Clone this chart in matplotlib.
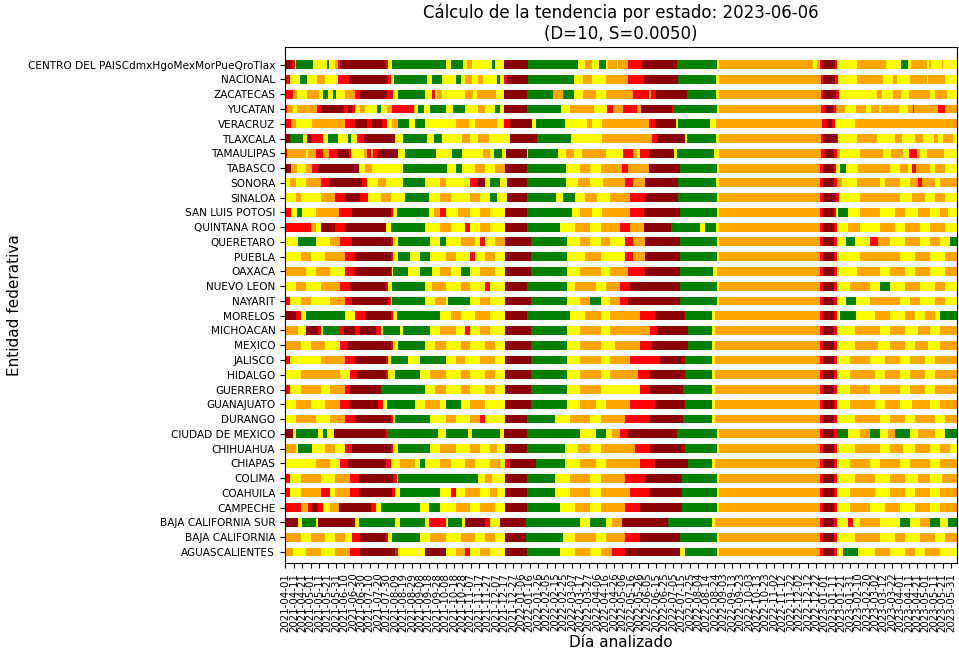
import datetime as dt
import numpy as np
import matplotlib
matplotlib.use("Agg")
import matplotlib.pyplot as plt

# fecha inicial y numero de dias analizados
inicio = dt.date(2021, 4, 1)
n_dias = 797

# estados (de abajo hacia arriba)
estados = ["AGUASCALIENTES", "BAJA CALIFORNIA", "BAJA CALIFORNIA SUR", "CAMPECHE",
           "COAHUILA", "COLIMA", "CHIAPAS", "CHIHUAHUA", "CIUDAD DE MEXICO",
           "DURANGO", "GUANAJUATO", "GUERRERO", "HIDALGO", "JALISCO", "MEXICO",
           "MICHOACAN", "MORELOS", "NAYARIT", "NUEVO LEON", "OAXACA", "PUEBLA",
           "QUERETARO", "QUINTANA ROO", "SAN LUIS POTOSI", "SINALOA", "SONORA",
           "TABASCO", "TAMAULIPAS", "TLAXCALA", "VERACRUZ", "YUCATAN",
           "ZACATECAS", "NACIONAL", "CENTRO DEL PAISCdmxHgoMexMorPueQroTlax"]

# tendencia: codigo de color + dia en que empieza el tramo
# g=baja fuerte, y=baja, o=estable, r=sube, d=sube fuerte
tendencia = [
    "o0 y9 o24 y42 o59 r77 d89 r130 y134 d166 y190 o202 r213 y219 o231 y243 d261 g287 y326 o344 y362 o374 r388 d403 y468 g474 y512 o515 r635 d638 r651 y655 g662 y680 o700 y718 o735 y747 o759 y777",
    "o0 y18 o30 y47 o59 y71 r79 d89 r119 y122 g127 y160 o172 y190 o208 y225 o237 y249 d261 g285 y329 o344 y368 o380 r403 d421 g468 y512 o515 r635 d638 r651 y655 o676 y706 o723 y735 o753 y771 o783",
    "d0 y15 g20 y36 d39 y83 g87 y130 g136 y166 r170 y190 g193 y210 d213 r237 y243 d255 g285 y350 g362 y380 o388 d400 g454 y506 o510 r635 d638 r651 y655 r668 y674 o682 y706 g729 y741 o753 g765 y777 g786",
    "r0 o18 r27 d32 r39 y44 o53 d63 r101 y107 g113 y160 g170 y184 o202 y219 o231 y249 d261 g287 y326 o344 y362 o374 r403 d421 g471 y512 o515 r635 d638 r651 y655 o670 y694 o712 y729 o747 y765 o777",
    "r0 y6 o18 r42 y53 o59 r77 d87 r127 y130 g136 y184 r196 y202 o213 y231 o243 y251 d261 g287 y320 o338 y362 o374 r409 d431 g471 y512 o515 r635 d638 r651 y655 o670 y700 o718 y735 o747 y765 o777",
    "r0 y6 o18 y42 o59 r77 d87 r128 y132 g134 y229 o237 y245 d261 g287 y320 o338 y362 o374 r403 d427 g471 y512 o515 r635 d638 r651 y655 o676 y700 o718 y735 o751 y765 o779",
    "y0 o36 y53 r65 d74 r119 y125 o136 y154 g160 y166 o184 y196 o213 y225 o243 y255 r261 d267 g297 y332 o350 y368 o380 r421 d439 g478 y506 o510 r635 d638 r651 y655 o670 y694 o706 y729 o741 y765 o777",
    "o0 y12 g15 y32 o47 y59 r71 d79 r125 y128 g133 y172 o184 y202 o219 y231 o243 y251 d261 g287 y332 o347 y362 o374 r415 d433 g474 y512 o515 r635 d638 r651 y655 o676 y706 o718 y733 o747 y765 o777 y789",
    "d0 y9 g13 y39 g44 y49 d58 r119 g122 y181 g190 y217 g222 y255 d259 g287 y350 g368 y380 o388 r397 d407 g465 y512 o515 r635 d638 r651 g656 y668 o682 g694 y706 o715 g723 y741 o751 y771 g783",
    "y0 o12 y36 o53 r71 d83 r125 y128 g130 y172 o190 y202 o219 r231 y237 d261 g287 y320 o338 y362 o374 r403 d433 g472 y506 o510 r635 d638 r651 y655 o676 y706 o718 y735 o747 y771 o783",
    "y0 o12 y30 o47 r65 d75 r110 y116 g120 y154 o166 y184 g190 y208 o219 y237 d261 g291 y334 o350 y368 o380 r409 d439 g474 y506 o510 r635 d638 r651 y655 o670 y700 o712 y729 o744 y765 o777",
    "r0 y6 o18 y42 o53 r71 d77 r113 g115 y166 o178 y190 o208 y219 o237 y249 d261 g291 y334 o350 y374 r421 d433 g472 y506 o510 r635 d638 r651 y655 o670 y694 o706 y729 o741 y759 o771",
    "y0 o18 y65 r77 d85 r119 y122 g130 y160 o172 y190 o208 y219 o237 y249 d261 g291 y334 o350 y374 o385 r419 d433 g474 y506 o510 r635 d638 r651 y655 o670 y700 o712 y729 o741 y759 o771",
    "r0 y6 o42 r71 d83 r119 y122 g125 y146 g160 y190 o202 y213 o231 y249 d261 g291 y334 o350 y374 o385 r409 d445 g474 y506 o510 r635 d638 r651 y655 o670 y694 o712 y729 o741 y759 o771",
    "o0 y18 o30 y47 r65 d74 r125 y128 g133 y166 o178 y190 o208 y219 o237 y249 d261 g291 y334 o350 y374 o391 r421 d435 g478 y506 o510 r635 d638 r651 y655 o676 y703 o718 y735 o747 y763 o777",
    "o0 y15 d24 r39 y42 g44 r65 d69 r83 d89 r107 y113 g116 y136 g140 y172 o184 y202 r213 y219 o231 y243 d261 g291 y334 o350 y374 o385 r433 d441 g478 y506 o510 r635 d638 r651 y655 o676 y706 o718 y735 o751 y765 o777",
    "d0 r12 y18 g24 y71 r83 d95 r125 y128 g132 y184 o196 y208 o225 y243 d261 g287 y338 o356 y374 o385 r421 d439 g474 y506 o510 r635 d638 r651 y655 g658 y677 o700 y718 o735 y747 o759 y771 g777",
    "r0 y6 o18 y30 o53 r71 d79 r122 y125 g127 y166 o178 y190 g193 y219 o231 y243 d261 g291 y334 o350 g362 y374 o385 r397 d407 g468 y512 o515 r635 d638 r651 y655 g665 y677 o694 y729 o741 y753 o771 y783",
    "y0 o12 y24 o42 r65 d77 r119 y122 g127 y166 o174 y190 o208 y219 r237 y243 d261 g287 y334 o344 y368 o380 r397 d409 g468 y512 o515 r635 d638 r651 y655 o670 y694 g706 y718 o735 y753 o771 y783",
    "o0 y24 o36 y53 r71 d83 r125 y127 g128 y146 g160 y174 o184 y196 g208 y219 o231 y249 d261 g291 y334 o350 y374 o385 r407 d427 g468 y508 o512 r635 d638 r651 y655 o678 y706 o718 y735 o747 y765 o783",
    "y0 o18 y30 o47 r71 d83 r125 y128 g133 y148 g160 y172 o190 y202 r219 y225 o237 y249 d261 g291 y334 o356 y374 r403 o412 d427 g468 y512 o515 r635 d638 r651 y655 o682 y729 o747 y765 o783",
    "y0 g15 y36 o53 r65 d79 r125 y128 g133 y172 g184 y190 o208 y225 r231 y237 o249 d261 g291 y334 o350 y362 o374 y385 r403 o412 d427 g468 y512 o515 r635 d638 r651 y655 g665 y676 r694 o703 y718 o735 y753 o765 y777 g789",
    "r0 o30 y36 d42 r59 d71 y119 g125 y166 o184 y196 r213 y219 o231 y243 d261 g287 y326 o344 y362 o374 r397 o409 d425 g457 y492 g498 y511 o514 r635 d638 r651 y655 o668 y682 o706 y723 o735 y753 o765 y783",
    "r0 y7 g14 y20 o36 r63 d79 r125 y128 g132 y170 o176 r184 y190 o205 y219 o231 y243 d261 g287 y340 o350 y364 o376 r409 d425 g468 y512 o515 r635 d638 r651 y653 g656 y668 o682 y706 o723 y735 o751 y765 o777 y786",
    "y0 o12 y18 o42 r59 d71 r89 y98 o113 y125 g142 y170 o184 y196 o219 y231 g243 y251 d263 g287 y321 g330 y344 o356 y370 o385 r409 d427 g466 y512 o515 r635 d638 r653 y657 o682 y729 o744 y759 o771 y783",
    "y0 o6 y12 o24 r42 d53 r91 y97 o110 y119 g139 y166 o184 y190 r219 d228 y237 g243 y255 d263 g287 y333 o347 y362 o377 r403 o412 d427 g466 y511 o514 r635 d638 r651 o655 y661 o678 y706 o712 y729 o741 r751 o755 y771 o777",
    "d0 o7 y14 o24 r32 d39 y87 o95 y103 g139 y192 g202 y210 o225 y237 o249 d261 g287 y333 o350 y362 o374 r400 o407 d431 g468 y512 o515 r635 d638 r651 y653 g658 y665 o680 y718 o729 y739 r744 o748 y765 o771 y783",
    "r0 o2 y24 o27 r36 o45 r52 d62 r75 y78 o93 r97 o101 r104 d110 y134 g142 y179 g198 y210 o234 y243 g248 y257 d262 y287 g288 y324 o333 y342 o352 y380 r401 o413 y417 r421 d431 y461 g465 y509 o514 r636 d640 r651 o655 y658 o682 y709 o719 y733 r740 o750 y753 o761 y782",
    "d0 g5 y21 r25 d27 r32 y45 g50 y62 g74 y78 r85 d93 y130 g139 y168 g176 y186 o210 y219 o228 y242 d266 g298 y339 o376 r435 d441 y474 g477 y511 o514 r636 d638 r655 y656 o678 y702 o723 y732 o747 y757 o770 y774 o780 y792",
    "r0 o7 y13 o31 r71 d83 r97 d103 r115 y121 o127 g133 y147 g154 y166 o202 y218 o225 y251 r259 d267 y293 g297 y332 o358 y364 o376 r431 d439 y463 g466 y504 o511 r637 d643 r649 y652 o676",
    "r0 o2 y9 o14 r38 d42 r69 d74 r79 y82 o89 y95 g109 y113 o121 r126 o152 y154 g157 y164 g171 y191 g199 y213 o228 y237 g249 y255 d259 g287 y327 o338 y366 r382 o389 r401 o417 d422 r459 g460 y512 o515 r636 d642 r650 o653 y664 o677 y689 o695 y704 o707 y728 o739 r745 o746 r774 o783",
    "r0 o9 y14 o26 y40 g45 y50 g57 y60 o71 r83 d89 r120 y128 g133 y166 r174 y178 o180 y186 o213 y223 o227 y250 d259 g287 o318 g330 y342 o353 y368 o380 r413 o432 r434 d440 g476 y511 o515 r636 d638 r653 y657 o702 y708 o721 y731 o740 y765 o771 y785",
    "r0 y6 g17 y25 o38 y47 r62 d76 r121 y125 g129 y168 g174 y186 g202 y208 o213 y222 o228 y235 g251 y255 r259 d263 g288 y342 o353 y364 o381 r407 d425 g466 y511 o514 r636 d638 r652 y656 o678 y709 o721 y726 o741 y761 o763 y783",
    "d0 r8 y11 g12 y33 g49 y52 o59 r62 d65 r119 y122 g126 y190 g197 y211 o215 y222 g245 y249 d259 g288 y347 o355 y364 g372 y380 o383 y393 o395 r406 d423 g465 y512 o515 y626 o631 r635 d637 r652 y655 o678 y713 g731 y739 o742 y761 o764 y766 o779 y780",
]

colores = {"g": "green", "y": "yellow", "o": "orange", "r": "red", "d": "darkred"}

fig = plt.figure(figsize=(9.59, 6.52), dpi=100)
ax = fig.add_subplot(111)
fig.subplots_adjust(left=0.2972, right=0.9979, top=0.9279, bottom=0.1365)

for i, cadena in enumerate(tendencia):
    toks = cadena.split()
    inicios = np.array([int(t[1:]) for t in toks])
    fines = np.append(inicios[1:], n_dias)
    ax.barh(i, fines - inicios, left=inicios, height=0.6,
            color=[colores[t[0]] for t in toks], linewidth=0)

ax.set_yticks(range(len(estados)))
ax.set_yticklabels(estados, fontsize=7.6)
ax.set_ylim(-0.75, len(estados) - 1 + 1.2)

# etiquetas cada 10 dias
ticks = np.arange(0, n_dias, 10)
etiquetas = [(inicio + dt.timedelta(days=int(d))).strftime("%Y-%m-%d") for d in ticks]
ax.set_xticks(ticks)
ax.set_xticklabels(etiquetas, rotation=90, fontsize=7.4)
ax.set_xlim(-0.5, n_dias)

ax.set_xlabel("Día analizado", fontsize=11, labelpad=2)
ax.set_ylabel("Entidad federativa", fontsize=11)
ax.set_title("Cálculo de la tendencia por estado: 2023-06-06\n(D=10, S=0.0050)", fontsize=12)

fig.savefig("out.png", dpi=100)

▶ _TASK TO COMPLETE_:
Repeat the listing above exactly from its first line to the line containing "n_dias = 797", both included, and omit the pictures.

▶ _FINAL RESULT_:
Clone this chart in matplotlib.
import datetime as dt
import numpy as np
import matplotlib
matplotlib.use("Agg")
import matplotlib.pyplot as plt

# fecha inicial y numero de dias analizados
inicio = dt.date(2021, 4, 1)
n_dias = 797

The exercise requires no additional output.